Profiter du moment, c'est avant tout rester soi-même, jouer son jeu sans "surjouer", ce qui est un piège classique lorsqu'on affronte un adversaire mieux classé, ou mieux "coté". "C'est ce que Kyrian est bien arrivé à faire en qualifications : il a pratiqué son tennis agressif qui ne dépend que de lui, se satisfait Stéphane Robert. Il va falloir désormais qu'il reste dans cette stratégie, quel que soit son adversaire : le piège principal serait de ne pas jouer son jeu."
© Nicolas Gouhier / FFT
Kyrian Jacquet va se servir de ses émotions positives des qualifications avant d'aborder son premier match dans le grand tableau.
Mal gérer le public
Le public, évoqué un peu plus haut par Richard Gasquet, représente un autre aspect fondamental à Roland-Garros, où les joueurs français bénéficient d'un soutien fabuleux mais dont ils n'ont pas forcément l'habitude. Cet aspect là aussi, il faut l'apprivoiser.

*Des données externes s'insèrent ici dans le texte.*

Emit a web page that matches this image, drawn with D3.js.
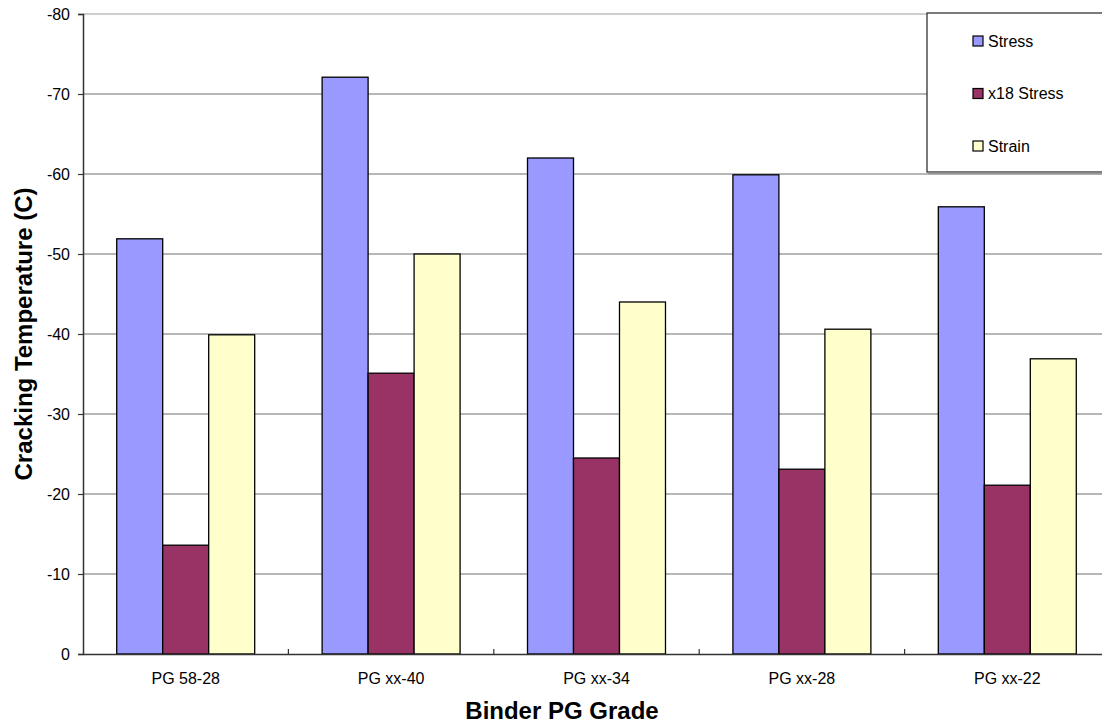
<!DOCTYPE html>
<html>
<head>
<meta charset="utf-8">
<script src="https://cdn.jsdelivr.net/npm/d3@7"></script>
<style>
  html, body { margin: 0; padding: 0; background: #fff; }
  svg { display: block; font-family: "Liberation Sans", Arial, sans-serif; }
</style>
</head>
<body>
<svg id="chart" width="1102" height="726"></svg>
<script>
const categories = ["PG 58-28", "PG xx-40", "PG xx-34", "PG xx-28", "PG xx-22"];
const seriesNames = ["Stress", "x18 Stress", "Strain"];
const stress = [-51.9, -72.1, -62.0, -59.9, -55.9];
const x18Stress = [-13.6, -35.1, -24.5, -23.1, -21.1];
const strain = [-39.9, -50.0, -44.0, -40.6, -36.9];
const yTicks = [0, -10, -20, -30, -40, -50, -60, -70, -80];
const colors = ["#9999FF", "#993366", "#FFFFCC"];

const seriesValues = [stress, x18Stress, strain];
const table = categories.map((c, i) => ({
  category: c,
  values: seriesNames.map((s, j) => ({ series: s, value: seriesValues[j][i] }))
}));

const svg = d3.select("#chart");
const plotLeft = 83, plotRight = 1110, plotTop = 14, plotBottom = 654;

const x0 = d3.scaleBand().domain(categories).range([plotLeft, plotRight]).paddingInner(0).paddingOuter(0);
const x1 = d3.scaleBand().domain(seriesNames).range([0, x0.bandwidth()]).paddingInner(0).paddingOuter(0.733);
const y = d3.scaleLinear().domain([0, -80]).range([plotBottom, plotTop]);
const color = d3.scaleOrdinal().domain(seriesNames).range(colors);

// gridlines
svg.append("g").selectAll("line").data(yTicks.filter(t => t !== 0)).join("line")
  .attr("x1", plotLeft).attr("x2", plotRight)
  .attr("y1", d => y(d)).attr("y2", d => y(d))
  .attr("stroke", d => d === -80 ? "#a0a0a0" : "#707070")
  .attr("stroke-width", 1.2);

// bars
const groups = svg.append("g").selectAll("g").data(table).join("g")
  .attr("transform", d => `translate(${x0(d.category)},0)`);
groups.selectAll("rect").data(d => d.values).join("rect")
  .attr("x", d => x1(d.series))
  .attr("width", x1.bandwidth())
  .attr("y", d => y(d.value))
  .attr("height", d => y(0) - y(d.value))
  .attr("fill", d => color(d.series))
  .attr("stroke", "#000")
  .attr("stroke-width", 1.3);

// y axis
const yAxis = svg.append("g").attr("transform", `translate(${plotLeft},0)`)
  .call(d3.axisLeft(y).tickValues(yTicks).tickSize(5).tickPadding(8).tickFormat(d => String(d)));
yAxis.select(".domain").attr("stroke", "#333").attr("stroke-width", 1.5);
yAxis.selectAll(".tick line").attr("stroke", "#333").attr("stroke-width", 1.2);
yAxis.selectAll(".tick text").attr("font-size", 16).attr("fill", "#000")
  .attr("font-family", "Liberation Sans, Arial, sans-serif");

// x axis
const xAxis = svg.append("g").attr("transform", `translate(0,${plotBottom})`)
  .call(d3.axisBottom(x0).tickSize(0).tickPadding(19));
xAxis.select(".domain").attr("stroke", "#333").attr("stroke-width", 1.5);
xAxis.selectAll(".tick text").attr("font-size", 16).attr("fill", "#000")
  .attr("font-family", "Liberation Sans, Arial, sans-serif");
// category boundary ticks (pointing up)
xAxis.append("g").selectAll("line").data(categories.slice(1)).join("line")
  .attr("x1", d => x0(d)).attr("x2", d => x0(d))
  .attr("y1", 0).attr("y2", -5)
  .attr("stroke", "#333").attr("stroke-width", 1.2);

// axis titles
svg.append("text")
  .attr("x", 562).attr("y", 719)
  .attr("text-anchor", "middle")
  .attr("font-size", 24).attr("font-weight", "bold")
  .text("Binder PG Grade");
svg.append("text")
  .attr("transform", "translate(32,334) rotate(-90)")
  .attr("text-anchor", "middle")
  .attr("font-size", 24).attr("font-weight", "bold")
  .text("Cracking Temperature (C)");

// legend
const legend = svg.append("g");
legend.append("rect")
  .attr("x", 927).attr("y", 13).attr("width", 190).attr("height", 159)
  .attr("fill", "#fff").attr("stroke", "#333").attr("stroke-width", 1.3);
legend.append("line")
  .attr("x1", 928).attr("x2", 1110).attr("y1", 173.5).attr("y2", 173.5)
  .attr("stroke", "#999").attr("stroke-width", 1.5);
const items = legend.selectAll("g.item").data(seriesNames).join("g")
  .attr("class", "item")
  .attr("transform", (d, i) => `translate(973,${41 + i * 52.5})`);
items.append("rect")
  .attr("x", 0).attr("y", -5).attr("width", 10).attr("height", 10)
  .attr("fill", d => color(d)).attr("stroke", "#000").attr("stroke-width", 1.2);
items.append("text")
  .attr("x", 15).attr("y", 5.5)
  .attr("font-size", 16)
  .text(d => d);
</script>
</body>
</html>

"L'autre jour, pendant un de ses matchs de qualifications, Ugo (Blanchet) était soutenu par un groupe d'une vingtaine de personnes qui criaient après chaque point, raconte Stéphane Robert. Il ne s'attendait pas à une telle ambiance. Il l'a bien géré, sauf sur la fin où il s'est projeté un peu. Ici, à Paris, le public est fabuleux, les joueurs ont envie d'en profiter, c'est normal. Mais le danger, c'est de sortir un peu du moment présent. C'est comme pour tout : il faut se focaliser sur les choses qui ne dépendent que de soi. A partir du moment où l'on commence à s'occuper de ce qui se passe à côté, on est en danger."
L'équilibre peut être subtil à trouver entre le fait de rester dans sa bulle et de vouloir en prendre plein les yeux. Mais quelle que soit sa façon de vivre ce baptême parisien, il faut le vivre à fond, pour ne rien regretter. "Ce sont certes des moments qui ne sont pas faciles, mais qui sont incroyables, parce que l'on se souvient toujours de sa première fois à Roland-Garros", conclut Richard Gasquet.
"C'est quelque chose qui vous marquera à vie."
© Pauline Ballet / FFT
Le public de Roland-Garros peut être un atout, y compris pour un "débutant".